Me Myself I (1999)

reviewed by
Susan Granger


http://www.speakers-podium.com/susangranger.

Susan Granger's review of "ME, MYSELF AND I" (Sony Pictures Classics)

Remember the "Sliding Doors" parallel lives concept in which Gwyneth Paltrow imagined what might have happened if she had not missed the subway one day? Remember Rachel Griffiths who co-starred with Emily Watson in "Hilary and Jackie"? Put them together and you have this fantasy in which Rachel Griffiths plays Pamela Drury, a celebrated, award-winning journalist who lives in a lonely, box-filled apartment in Sydney, Australia, and worries that life may somehow have passed her by because she didn't marry Mr. Right.
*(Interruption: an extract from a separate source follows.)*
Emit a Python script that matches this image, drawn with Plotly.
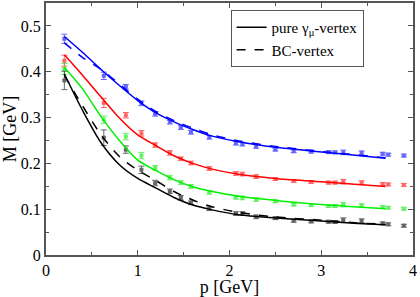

She wonders "what if"....until, suddenly, one day, in an alternate universe, she magically switches places with her alter ego, Pamela Dickson, who married her old sweetheart, has three demanding children and lives in suburbia. While Pamela Dickson gladly slips out of station-wagon bondage, Pamela Drury copes with the strenuous, nitty-gritty routine of the neglected wife and soccer mother she would have become if her heart had ruled her head. Australian film-maker Pip Karmel's premise is reminiscent of the old adage, "Be careful what you wish for because you may just get it." But it gets a bit clumsy during the transitions between the two Pamelas, particularly since we never learn enough about the newly liberated Pamela Dickson. And are we really to believe that a serious woman with a penchant for investigative journalism would be totally content writing hackneyed romantic how-to articles for a women's magazine? In the final analysis, it's the charismatic dual performance by Rachel Griffiths that makes this road-not-taken film memorable. On the Granger Movie Gauge of 1 to 10, "Me, Myself, and I" is a poignant, daydreaming 6. It's summed up best by Ms. Karmel's line, "Regret is futile."